Funny thing about Jesse Gibbs.
The New Zealand native is a marathon runner who doesn’t really like to, well, run.
It’s unexpected given Gibbs, who has spent the past year at Brock on exchange, can pound 42 kilometres of pavement into submission like few can. He proved that recently when he was the first to cross the finish line at the Hamilton Marathon earlier this month.
And yet, while Gibbs was thrilled to win his first marathon, there are probably other activities he would have enjoyed doing more to propel him to the front of the crowd.
“To be honest, I can’t really say I like running,” Gibbs said. “I like competing and doing well but that’s not necessarily related to running. That’s what drives me, it’s competition, and running is the vehicle to get there.”
Clocking a time of 2:31:38, Gibbs had nearly a five-minute lead on his closest competitor to win in Hamilton – only the fourth marathon he has ever run.
It was also a race with a couple hundred extra competitors after superstorm Sandy knocked the legs out from under the New York City Marathon the same weekend, diverting some of those runners to Hamilton instead.
In the end, Gibbs beat out 1,080 others in the race for top spot, a berth that he wasn’t sure he’d secure.
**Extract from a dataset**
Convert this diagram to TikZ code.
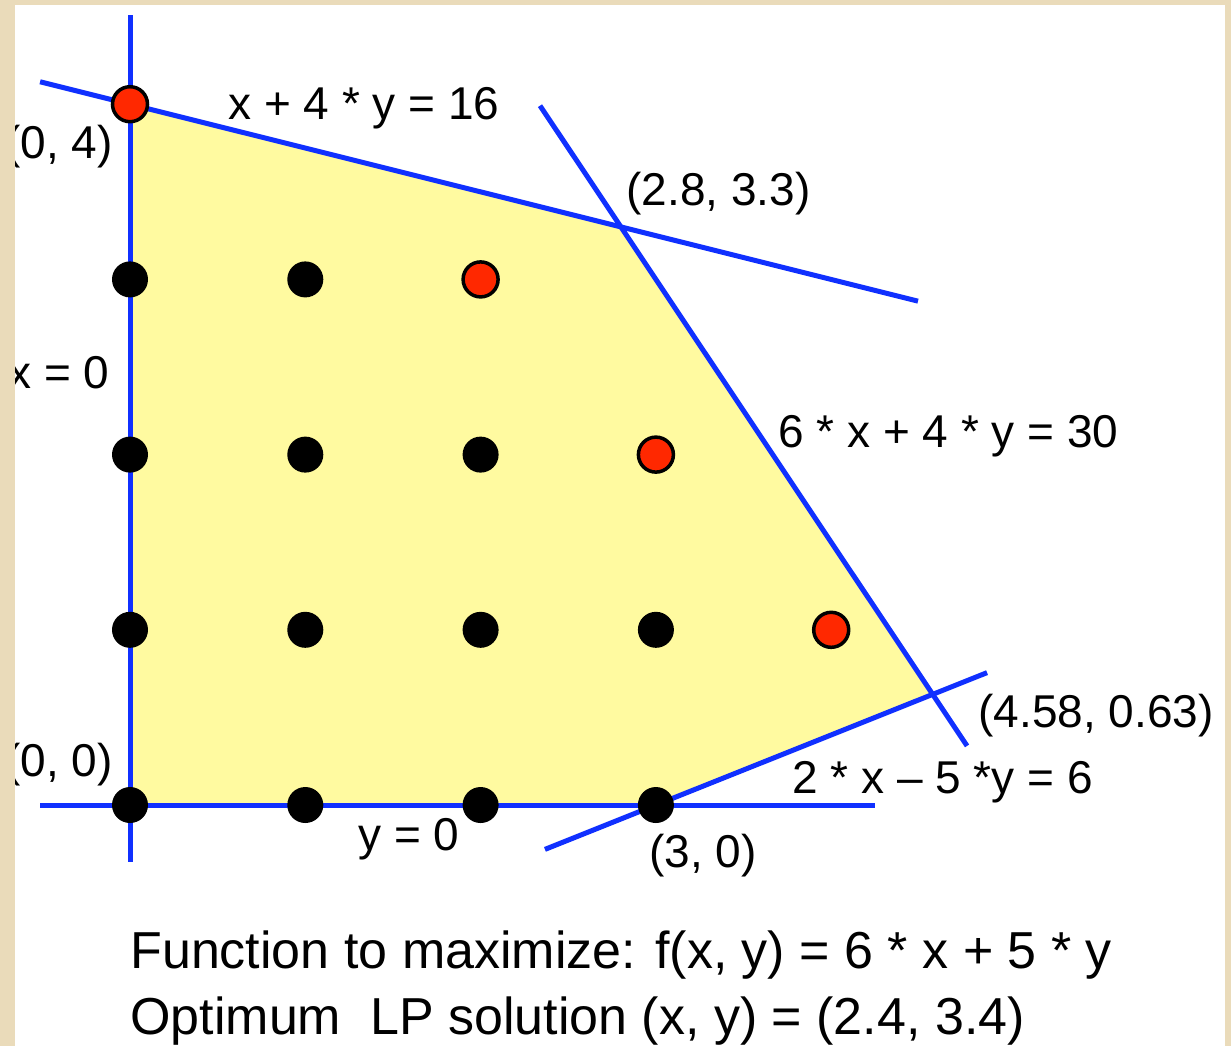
\documentclass[tikz,border=0pt]{standalone}
\usepackage{fontspec}
\setmainfont{Liberation Sans}
\definecolor{beige}{RGB}{234,219,186}
\definecolor{lpblue}{RGB}{16,48,255}
\definecolor{lpyellow}{RGB}{255,250,160}
\definecolor{lpred}{RGB}{255,40,0}
\tikzset{
  cline/.style={draw=lpblue, line width=2.5pt},
  bdot/.style={circle, fill=black, inner sep=0pt, minimum size=18pt},
  rdot/.style={circle, fill=lpred, draw=black, line width=1.75pt, inner sep=0pt, minimum size=17.5pt},
  lbl/.style={font=\fontsize{23}{27}\selectfont, inner sep=0pt},
  captext/.style={font=\fontsize{26}{31}\selectfont, inner sep=0pt}
}
\begin{document}
\begin{tikzpicture}[x=0.5pt,y=-0.5pt]
\useasboundingbox (0,0) rectangle (1231,1046);
\fill[beige] (0,0) rectangle (1231,1046);
\fill[white] (15,5) rectangle (1225,1046);
\begin{scope}
\clip (15,5) rectangle (1225,1046);
\begin{scope}[shift={(65pt,-402.5pt)}, x=87.65pt, y=87.6pt]
  % feasible region
  \fill[lpyellow] (0,0) -- (3,0) -- (4.5789,0.6316) -- (2.8,3.3) -- (0,4) -- cycle;
  % line end points
  \coordinate (xa) at (0,4.509);     \coordinate (xb) at (0,-0.325);
  \coordinate (ya) at (-0.513,0);    \coordinate (yb) at (4.25,0);
  \coordinate (ca) at (-0.513,4.128);\coordinate (cb) at (4.495,2.876);
  \coordinate (da) at (2.339,3.9915);\coordinate (db) at (4.775,0.3375);
  \coordinate (ea) at (2.367,-0.2532);\coordinate (eb) at (4.889,0.7556);
  \draw[cline] (xa) -- (xb);
  \draw[cline] (ya) -- (yb);
  \draw[cline] (ca) -- (cb);
  \draw[cline] (da) -- (db);
  \draw[cline] (ea) -- (eb);
  % integer points
  \node[bdot] (p03) at (0,3) {};
  \node[bdot] (p13) at (1,3) {};
  \node[rdot] (p23) at (2,3) {};
  \node[bdot] (p02) at (0,2) {};
  \node[bdot] (p12) at (1,2) {};
  \node[bdot] (p22) at (2,2) {};
  \node[rdot] (p32) at (3,2) {};
  \node[bdot] (p01) at (0,1) {};
  \node[bdot] (p11) at (1,1) {};
  \node[bdot] (p21) at (2,1) {};
  \node[bdot] (p31) at (3,1) {};
  \node[rdot] (p41) at (4,1) {};
  \node[bdot] (p00) at (0,0) {};
  \node[bdot] (p10) at (1,0) {};
  \node[bdot] (p20) at (2,0) {};
  \node[bdot] (p30) at (3,0) {};
  \node[rdot] (p04) at (0,4) {};
\end{scope}
% labels
\node[lbl, anchor=base west] (l1) at (228,119) {x + 4 * y = 16};
\node[lbl, anchor=base east] (l2) at (113,158) {(0, 4)};
\node[lbl, anchor=base west] (l3) at (626,205) {(2.8, 3.3)};
\node[lbl, anchor=base east] (l4) at (110,388) {x = 0};
\node[lbl, anchor=base west] (l5) at (778,447) {6 * x + 4 * y = 30};
\node[lbl, anchor=base west] (l6) at (978,727) {(4.58, 0.63)};
\node[lbl, anchor=base east] (l7) at (113,776) {(0, 0)};
\node[lbl, anchor=base west] (l8) at (792,793) {2 * x – 5 *y = 6};
\node[lbl, anchor=base west] (l9) at (358,850) {y = 0};
\node[lbl, anchor=base west] (l10) at (649,867) {(3, 0)};
\node[captext, anchor=base west] (c1) at (130,968) {Function to maximize: f(x, y) = 6 * x + 5 * y};
\node[captext, anchor=base west] (c2) at (130,1034) {Optimum\ \ LP solution (x, y) = (2.4, 3.4)};
\end{scope}
\end{tikzpicture}
\end{document}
A few weeks earlier, Gibbs, who runs twice a day sometimes and trained without a coach while in Canada, was scheduled to tackle the Toronto Waterfront Marathon. But illness forced him to pull out eight kilometres in.
“I was destroyed about that. It was the first time I pulled out of a race and it was my biggest race by far,” Gibbs recalled.
Both his mother and his running coach back home in Timaru encouraged him to try another race soon, given how hard he had trained for Toronto.
Enter Hamilton. Still, with most winning times in a marathon hovering near the 2:20:00 mark, Gibbs wasn’t counting on a first place finish, even after sizing up his competition at the starting line.
Soon after the crowd was on its way, Gibbs was out in front, though one runner eventually caught up to him and pulled ahead.
“It wasn’t long before I couldn’t even see him,” Gibbs said. “For the first half of the race it was me by myself with 1,200 people behind me… . I didn’t expect my position to change.”
Comfortable with his second-place standing, Gibbs just took it one step at a time before the first-place runner started to come into view again, then got closer and closer.
By the 26-kilomtre mark, Gibbs’s competition appeared to be taken out by a leg cramp.
“That’s when it hit me I could win this race … so I shoot past him,” he recalled.
Accompanied by race marshals on bikes, who told him they couldn’t see any other runner gaining ground, Gibbs started to get a runner’s high unlike any other but by 30 clicks, it stopped being fun.
“It’s really hard being out in front,” he said. “You’ve go no one in front of you and no one to keep an eye on.”
Still, he kept his eye on the prize and when he crossed the finish line 12 kilometres later, he threw his hands up in the air – in relief as much as victory.
“Your first priority is to stop running more than anything. Obviously I was aware it was my biggest finish of my career and I did a fist pump in the air but I was more tired than anything,” Gibbs said.
Ever since, he has been getting used to media attention, gearing up to return to New Zealand in a few weeks and plotting how to shave a few more minutes off his time as he runs more races and sets his sights on the Olympics, likely in 2020.
“My goal has always been to go to the Olympics, no matter what the sport,” Gibbs said. “I picked running because I have the best chance of getting there.”